Whether it's his numerous failed business ventures or the shady claims in his financial documents, Trump's dealings have landed him millions of dollars in debt and there's reason to believe some of them operated outside the law.

Among Trump's properties, his two resorts in Scotland have proven to be the most financially unstable, with neither turning a profit since they opened.

The resorts, Turnberry near Glasgow and Trump Golf Links International in Aberdeenshire, are "dependent on loans from Trump and US-owned entities to stay afloat," according to Business Insider. The UK's Companies House records indicate the properties are £113,425,000 (around $160 million) and £44,400,049 (around $63 million) respectively.

But, according to the Companies House reports, the loans were created in British Pound Sterling and issued interest-free. Compared to the U.S. dollar, the pound's value has plummeted since Trump issued the loans. As a result, when those loans are paid out in dollars, Trump will receive significantly less than what he originally doled out—tens of millions of dollars less in fact.

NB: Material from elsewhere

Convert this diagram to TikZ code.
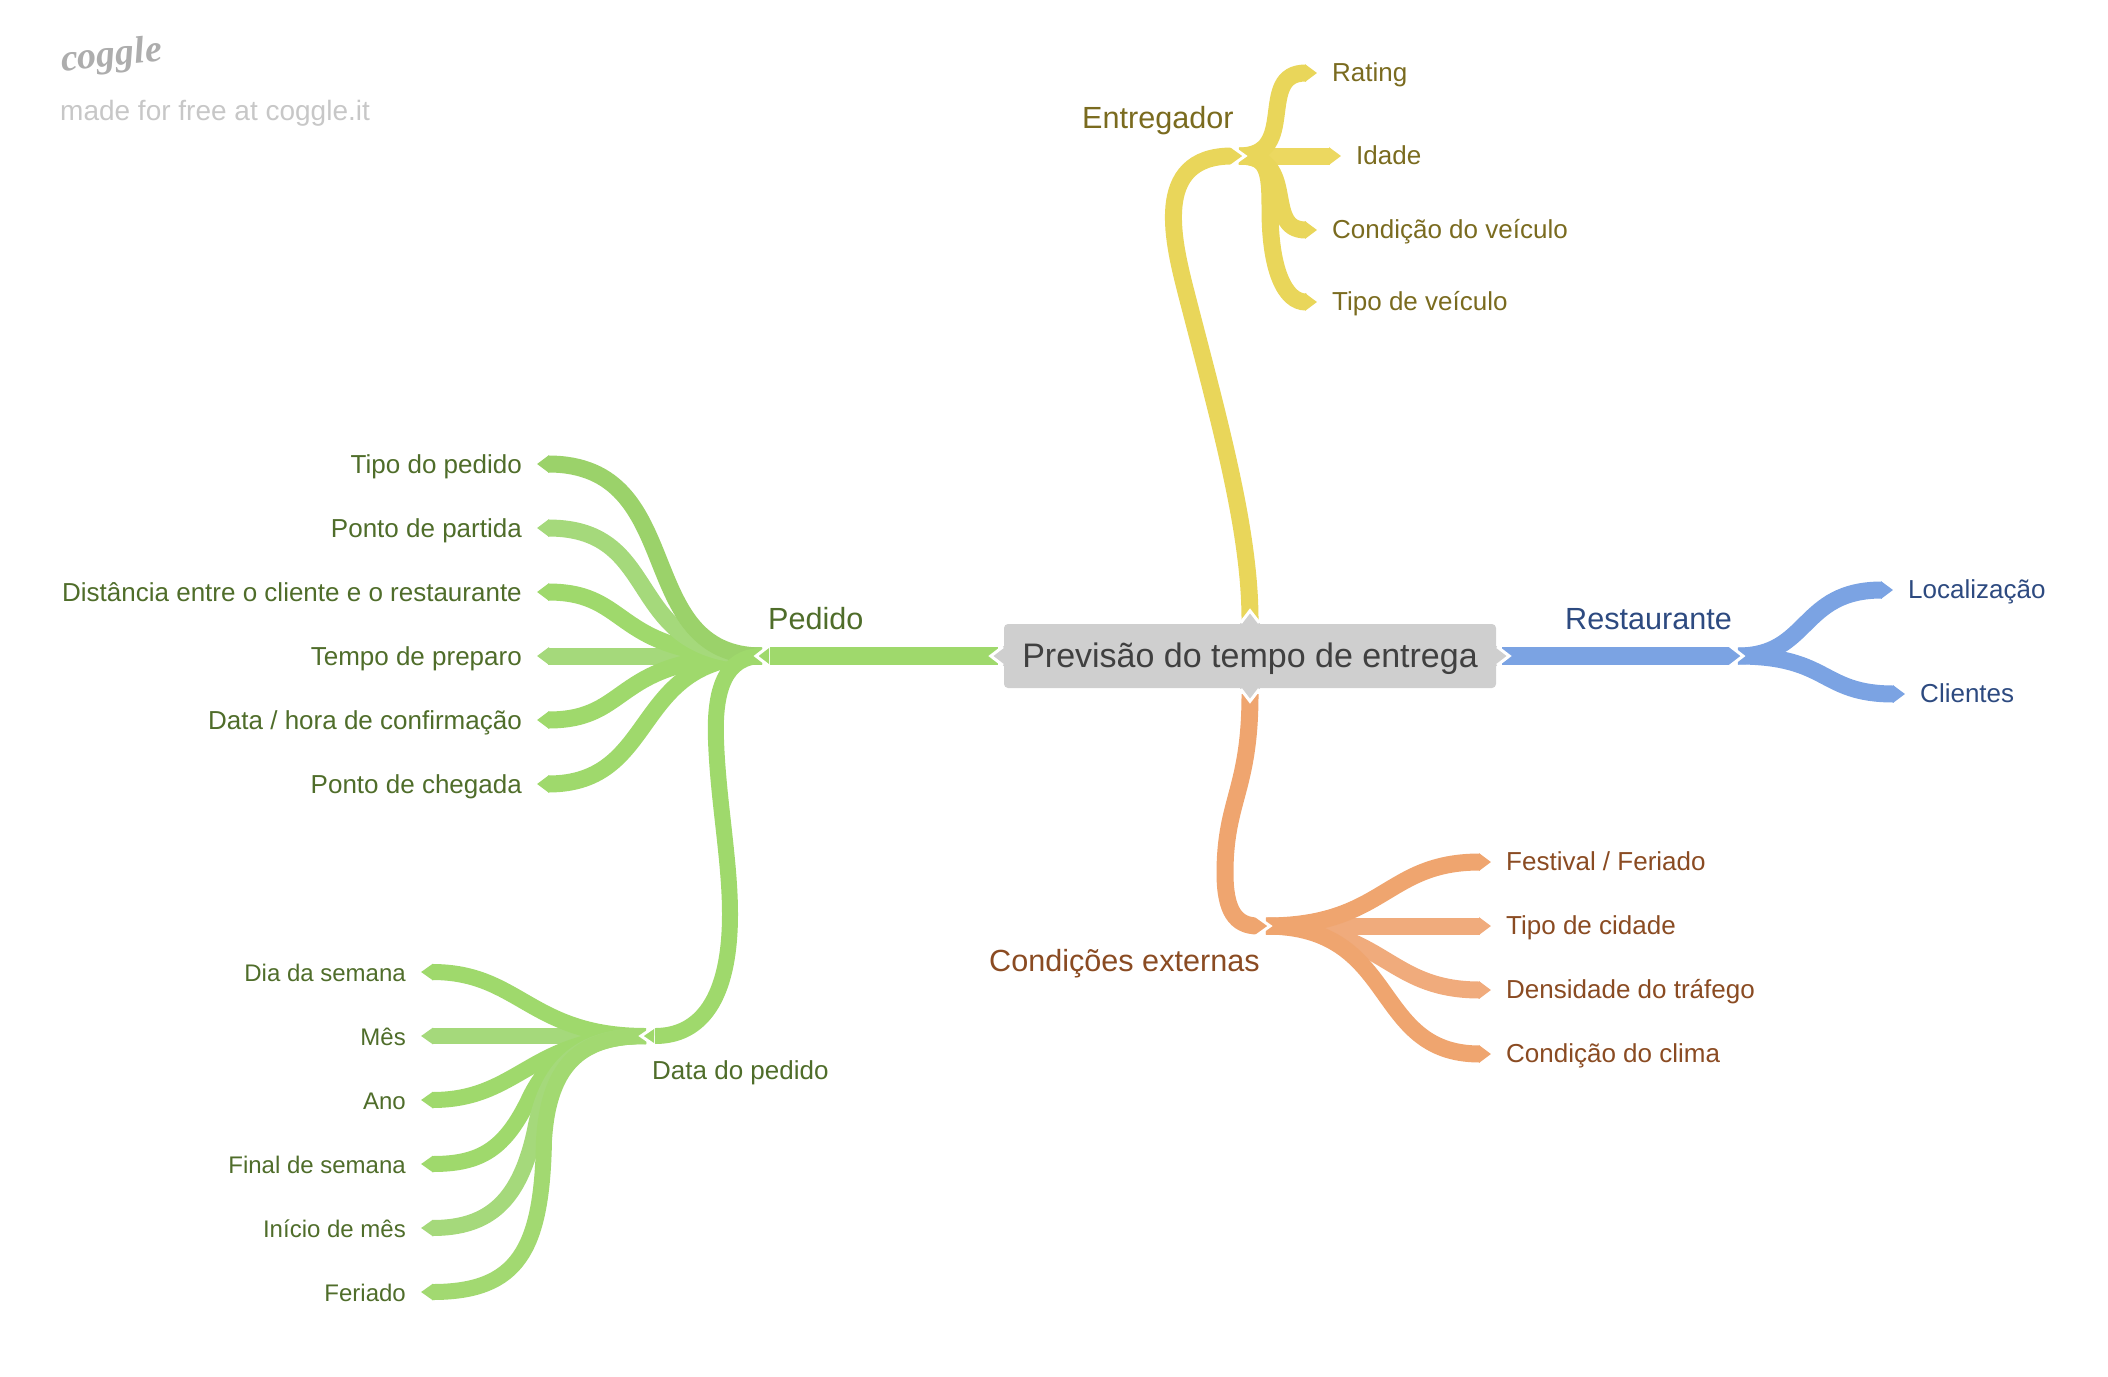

Business Insider spoke to investment analyst Stephen Clapham, who said Trump's loss results from his failure to hedge his investments:

"Hedging is what every business does unless there's a specific reason you can't do it - for example, you're investing in ... somewhere where the capital markets aren't developed enough to allow you to hedge the currency ... The most likely explanation is that Trump has made this loan and incurred a significant loss."

Trump's purported business acumen once again saw skepticism.






Others speculated the loss was part of a money laundering scheme, though there's no evidence now to support that claim.



Either way, it doesn't look good for Trump.